Recipes // Desserts // Black-Eyed Peas Croquettes

Black-Eyed Peas Croquettes


By Mee Tracy McCormick

Makes 12–15 small croquettes



  • 2 cups black-eyed peas, soaked overnight in spring water w/ ½ of kombu seaweed
  • 1/2 teaspoon sea salt
  •  teaspoon Tamari soy sauce (or Coconut aminos if avoiding soy)
  • 1 teaspoon ground cumin

  • 2 cups coconut oil for frying


  • 1/2 cup brown rice syrup
  • 1–2 tablespoons organic Dijon mustard
  • Chopped parsley or cilantro (for garnish)
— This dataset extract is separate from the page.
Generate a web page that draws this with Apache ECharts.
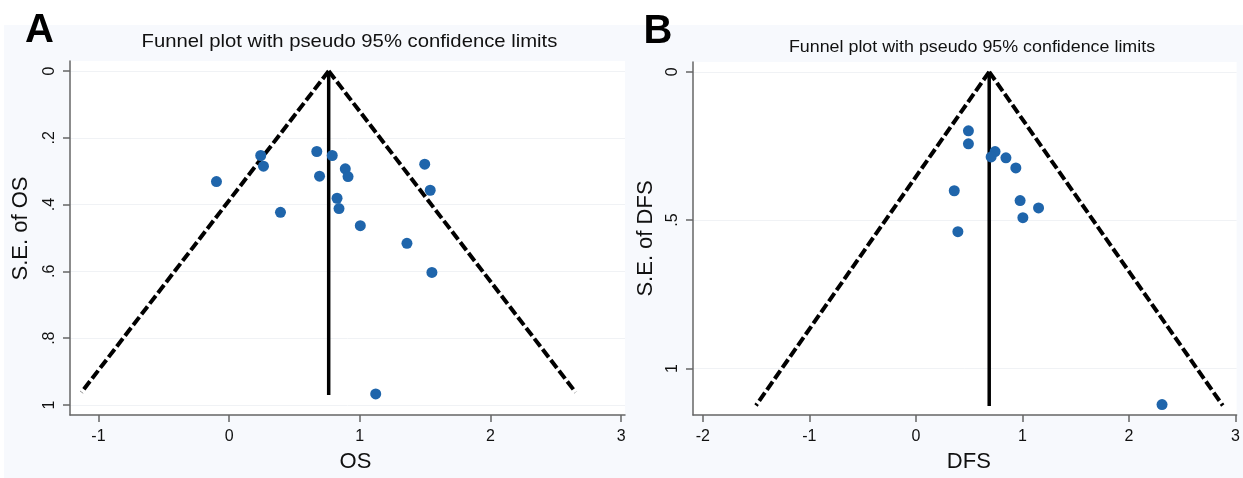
<!DOCTYPE html>
<html style="height: 100%">
  <head>
    <meta charset="utf-8" />
  </head>
  <body style="height: 100%; margin: 0">
    <div id="container" style="width: 1243px; height: 478px"></div>

    <script src="https://cdn.jsdelivr.net/npm/echarts@6.0.0/dist/echarts.min.js"></script>
    <script type="text/javascript">
      // panel A: overall survival
      var osEffect = [-0.097, 0.242, 0.263, 0.393, 0.671, 0.692, 0.789, 0.889, 0.91, 0.826, 0.841, 1.004, 1.497, 1.539, 1.361, 1.552, 1.122];
      var osSE = [0.331, 0.253, 0.285, 0.423, 0.241, 0.315, 0.253, 0.293, 0.316, 0.381, 0.412, 0.463, 0.279, 0.357, 0.516, 0.603, 0.967];
      var osFunnelLeft = [[0.762, 0], [-1.13, 0.962]];
      var osFunnelRight = [[0.762, 0], [2.652, 0.962]];
      var osPooled = [[0.762, 0], [0.762, 0.97]];
      var osXTicks = [-1, 0, 1, 2, 3];
      var osYTicks = [0, 0.2, 0.4, 0.6, 0.8, 1];

      // panel B: disease-free survival
      var dfsEffect = [0.493, 0.493, 0.743, 0.706, 0.845, 0.938, 0.36, 0.978, 1.151, 1.004, 0.394, 2.31];
      var dfsSE = [0.199, 0.243, 0.269, 0.287, 0.29, 0.324, 0.401, 0.434, 0.459, 0.492, 0.539, 1.122];
      var dfsFunnelLeft = [[0.688, 0], [-1.501, 1.125]];
      var dfsFunnelRight = [[0.688, 0], [2.88, 1.125]];
      var dfsPooled = [[0.688, 0], [0.688, 1.127]];
      var dfsXTicks = [-2, -1, 0, 1, 2, 3];
      var dfsYTicks = [0, 0.5, 1];

      var titleText = "Funnel plot with pseudo 95% confidence limits";
      var font = '"Liberation Sans", Arial, sans-serif';
      var dotColor = "#1f65ab";

      function stataLabel(v) {
        // Stata drops the leading zero: .2, .4 ...
        var s = String(Math.round(v * 100) / 100);
        return s.replace(/^0\./, ".").replace(/^-0\./, "-.");
      }

      function pairs(xs, ys) {
        var out = [];
        for (var i = 0; i < xs.length; i++) out.push([xs[i], ys[i]]);
        return out;
      }

      function xAxisFor(idx, min, max, ticks, name, pad) {
        return {
          gridIndex: idx,
          type: "value",
          min: min,
          max: max,
          name: name,
          nameLocation: "middle",
          nameGap: 36,
          nameTextStyle: { fontSize: 22, color: "#111", fontFamily: font, padding: pad },
          axisLine: { onZero: false, lineStyle: { color: "#666", width: 1.5 } },
          axisTick: { customValues: ticks, length: 7, lineStyle: { color: "#666", width: 1.5 } },
          axisLabel: { customValues: ticks, fontSize: 16, color: "#111", fontFamily: font, margin: 14 },
          splitLine: { show: false },
        };
      }

      function yAxisFor(idx, min, max, ticks, name, gap, pad) {
        return {
          gridIndex: idx,
          type: "value",
          inverse: true,
          min: min,
          max: max,
          name: name,
          nameLocation: "middle",
          nameGap: gap,
          nameRotate: 90,
          nameTextStyle: { fontSize: 22, color: "#111", fontFamily: font, padding: pad },
          axisLine: { onZero: false, lineStyle: { color: "#666", width: 1.5 } },
          axisTick: { customValues: ticks, length: 7, lineStyle: { color: "#666", width: 1.5 } },
          axisLabel: {
            customValues: ticks,
            rotate: 90,
            fontSize: 16,
            color: "#111",
            fontFamily: font,
            margin: 12,
            formatter: stataLabel,
          },
          splitLine: { show: false },
        };
      }

      function gridLines(ticks) {
        return ticks.map(function (t) {
          return { yAxis: t };
        });
      }

      function panelSeries(idx, xs, ys, left, right, pooled, yTicks) {
        var dash = { color: "#000", width: 4, type: [10, 3.5], cap: "butt" };
        return [
          {
            type: "line",
            xAxisIndex: idx,
            yAxisIndex: idx,
            data: left,
            symbol: "none",
            lineStyle: dash,
            silent: true,
            markLine: {
              silent: true,
              symbol: "none",
              label: { show: false },
              lineStyle: { color: "#f0f2f5", width: 1, type: "solid" },
              data: gridLines(yTicks),
              z: 0,
            },
          },
          {
            type: "line",
            xAxisIndex: idx,
            yAxisIndex: idx,
            data: right,
            symbol: "none",
            lineStyle: dash,
            silent: true,
          },
          {
            type: "line",
            xAxisIndex: idx,
            yAxisIndex: idx,
            data: pooled,
            symbol: "none",
            lineStyle: { color: "#000", width: 3.5 },
            silent: true,
          },
          {
            type: "scatter",
            xAxisIndex: idx,
            yAxisIndex: idx,
            data: pairs(xs, ys),
            symbolSize: 11,
            itemStyle: { color: dotColor, opacity: 1 },
            z: 5,
          },
        ];
      }

      var dom = document.getElementById("container");
      var myChart = echarts.init(dom, null, { renderer: "canvas" });

      var option = {
        animation: false,
        backgroundColor: "#ffffff",
        graphic: [
          {
            type: "rect",
            z: -10,
            shape: { x: 4, y: 25, width: 1239, height: 453 },
            style: { fill: "#f7f9fd" },
          },
          {
            type: "text",
            x: 39.5,
            y: 31,
            style: { text: "A", fontSize: 40, fontWeight: "bold", fontFamily: font, fill: "#000", align: "center", verticalAlign: "middle" },
          },
          {
            type: "text",
            x: 658,
            y: 32,
            style: { text: "B", fontSize: 40, fontWeight: "bold", fontFamily: font, fill: "#000", align: "center", verticalAlign: "middle" },
          },
          {
            type: "text",
            x: 349.5,
            y: 42,
            scaleX: 1.146,
            style: { text: titleText, fontSize: 17.7, fontFamily: font, fill: "#111", align: "center", verticalAlign: "middle" },
          },
          {
            type: "text",
            x: 972,
            y: 47,
            scaleX: 1.05,
            style: { text: titleText, fontSize: 17, fontFamily: font, fill: "#111", align: "center", verticalAlign: "middle" },
          },
        ],
        grid: [
          { left: 70, top: 61, width: 555, height: 359, show: true, backgroundColor: "#ffffff", borderWidth: 0 },
          { left: 693, top: 62, width: 550, height: 359, show: true, backgroundColor: "#ffffff", borderWidth: 0 },
        ],
        xAxis: [
          xAxisFor(0, -1.218, 3.03, osXTicks, "OS", [0, 0, 0, 16]),
          xAxisFor(1, -2.092, 3.01, dfsXTicks, "DFS", [0, 0, 0, 8]),
        ],
        yAxis: [
          yAxisFor(0, -0.03, 1.03, osYTicks, "S.E. of OS", 38, [0, 0, 0, 19]),
          yAxisFor(1, -0.033, 1.157, dfsYTicks, "S.E. of DFS", 36, [0, 0, 0, 0]),
        ],
        series: []
          .concat(panelSeries(0, osEffect, osSE, osFunnelLeft, osFunnelRight, osPooled, osYTicks))
          .concat(panelSeries(1, dfsEffect, dfsSE, dfsFunnelLeft, dfsFunnelRight, dfsPooled, dfsYTicks)),
      };

      myChart.setOption(option);
    </script>
  </body>
</html>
  1. Place soaked beans in food processor. Add salt, tamari, and cumin. Blend until you get fine shreds of bean, but don’t blend into a pulp. The mixture will be slightly wet but can hold together.
  2. Form palm–sized croquettes with your hands.
    Heat 1 inch of oil in a cast-iron skillet to about 350°F. To test the oil, drop in a tiny amount of the croquette mixture. If it bubbles furiously and rises to the top, the oil is ready.
  3. Do not let the oil get so hot that it smokes.
  4. You may need to make little adjustments to the heat under the oil throughout the cooking process to avoid burning the croquettes.
  5. Place 4 croquettes in the oil and let fry for about 4 minutes on each side.
  6. Place on paper towel and drain extra oil.
  7. Heat brown rice syrup and mustard over low heat until it bubbles.
  8. Pour into individual dipping bowls. Garnish with parsley or cilantro.